Different Forex Trading Sessions to Choose From

By John Shanks


One of the best features of the forex market is that it is open 24 hours a day. This is because trading in the forex market encompasses the exchange of all currencies all over the globe, which means that the market is functioning whenever a financial market is open anywhere in the world.

The start of trading is marked by the open of the Sydney market on a Monday and it ends when the New York session closes on a Friday. In between, traders are able to enter and exit forex trades whenever they want to, as there is a seamless transition from one market session to another.

In a forex trading day, there are three major sessions wherein most traders are concentrated: Asian session, European session, and U.S. session.

The Asian trading session takes place when Australian and Asian markets are open for trading. Sydney market hours or Tokyo financial market hours are included in this trading session. This is why Asian currencies, such as USD/JPY and yen pairs, and Oceanic currencies, such as NZD/USD and AUD/USD enjoy higher liquidity in the Asian session. Economic figures from New Zealand, Australia, and Japan are also usually reported around this time.

The European session comprises the London exchange and the banking hours of European markets. Around this time, it is the European pairs that are most actively traded and therefore enjoy more price action. These are EUR/USD, GBP/USD and USD/CHF. Yen crosses of European currencies, namely EUR/JPY and GBP/JPY, are also active during the European session.
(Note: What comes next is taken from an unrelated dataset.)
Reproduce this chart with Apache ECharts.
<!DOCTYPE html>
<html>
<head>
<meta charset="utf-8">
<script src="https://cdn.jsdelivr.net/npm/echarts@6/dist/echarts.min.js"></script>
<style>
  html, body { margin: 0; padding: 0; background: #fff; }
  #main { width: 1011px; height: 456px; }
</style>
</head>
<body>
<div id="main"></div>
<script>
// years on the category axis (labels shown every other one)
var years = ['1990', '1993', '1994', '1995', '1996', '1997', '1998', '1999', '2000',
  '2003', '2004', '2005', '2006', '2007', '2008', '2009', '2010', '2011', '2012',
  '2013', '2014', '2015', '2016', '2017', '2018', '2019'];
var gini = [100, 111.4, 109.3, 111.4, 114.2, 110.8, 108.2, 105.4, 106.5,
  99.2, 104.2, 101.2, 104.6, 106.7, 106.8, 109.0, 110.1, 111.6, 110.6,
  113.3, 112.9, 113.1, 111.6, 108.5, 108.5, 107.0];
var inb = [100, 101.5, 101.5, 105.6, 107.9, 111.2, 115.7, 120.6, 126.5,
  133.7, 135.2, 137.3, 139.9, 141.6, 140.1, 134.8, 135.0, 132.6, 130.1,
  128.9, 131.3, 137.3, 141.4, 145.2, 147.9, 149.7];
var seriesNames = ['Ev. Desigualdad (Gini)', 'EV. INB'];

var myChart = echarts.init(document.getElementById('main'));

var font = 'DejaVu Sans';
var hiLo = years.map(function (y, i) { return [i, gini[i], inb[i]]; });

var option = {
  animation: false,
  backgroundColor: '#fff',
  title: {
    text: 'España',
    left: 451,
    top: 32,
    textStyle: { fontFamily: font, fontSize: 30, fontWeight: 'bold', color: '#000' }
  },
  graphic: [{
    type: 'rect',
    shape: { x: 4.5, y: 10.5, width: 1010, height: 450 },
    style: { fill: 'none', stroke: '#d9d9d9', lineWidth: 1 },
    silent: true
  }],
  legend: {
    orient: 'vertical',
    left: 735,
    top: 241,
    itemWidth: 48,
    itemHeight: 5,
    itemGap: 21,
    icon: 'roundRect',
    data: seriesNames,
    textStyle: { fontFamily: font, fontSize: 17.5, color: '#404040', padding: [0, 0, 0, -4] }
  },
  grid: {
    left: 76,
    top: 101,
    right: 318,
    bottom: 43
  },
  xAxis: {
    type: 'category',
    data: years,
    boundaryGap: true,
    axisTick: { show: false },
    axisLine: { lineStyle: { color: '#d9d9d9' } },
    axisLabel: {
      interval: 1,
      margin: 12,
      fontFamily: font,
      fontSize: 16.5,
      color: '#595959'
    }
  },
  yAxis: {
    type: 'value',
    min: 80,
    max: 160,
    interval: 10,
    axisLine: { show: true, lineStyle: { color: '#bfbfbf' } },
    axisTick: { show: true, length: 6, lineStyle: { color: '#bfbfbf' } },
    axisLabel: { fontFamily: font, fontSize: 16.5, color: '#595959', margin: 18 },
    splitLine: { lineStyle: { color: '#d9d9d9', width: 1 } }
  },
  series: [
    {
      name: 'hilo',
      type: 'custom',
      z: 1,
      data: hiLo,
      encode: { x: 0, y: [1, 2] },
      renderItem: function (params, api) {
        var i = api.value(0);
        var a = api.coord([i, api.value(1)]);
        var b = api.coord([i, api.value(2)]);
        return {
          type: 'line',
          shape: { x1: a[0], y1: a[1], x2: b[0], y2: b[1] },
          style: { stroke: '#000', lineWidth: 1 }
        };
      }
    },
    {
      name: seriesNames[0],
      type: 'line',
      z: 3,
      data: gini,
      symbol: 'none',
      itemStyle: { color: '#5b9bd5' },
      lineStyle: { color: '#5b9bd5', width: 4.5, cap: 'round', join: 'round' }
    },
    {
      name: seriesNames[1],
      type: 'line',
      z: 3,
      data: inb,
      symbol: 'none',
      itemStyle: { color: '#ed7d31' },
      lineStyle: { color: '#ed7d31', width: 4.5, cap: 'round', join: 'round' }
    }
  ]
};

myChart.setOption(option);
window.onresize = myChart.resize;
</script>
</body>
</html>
During this forex trading session, the euro zone, United Kingdom, and Switzerland often release their economic data.

Lastly, the U.S. session includes American and Canadian markets. Because of that, all dollar pairs are actively traded in this session while the U.S. economic reports are also printed around this time. Most major currencies such as USD/CAD, EUR/USD, GBP/USD enjoy high trading activity during the U.S. session.

There are also overlaps between these trading sessions as one market opens while another is about to close. During these overlaps, there is a higher number of traders who are actively entering and exiting trades, which means there's more liquidity and price action during these hours.

During these times also, some traders are getting ready to close shop and book profits, which means that there is potential for reversals or bounces during session overlaps. This is why some day traders or scalpers prefer to wait for trading session overlaps to catch some quick moves off key inflection points.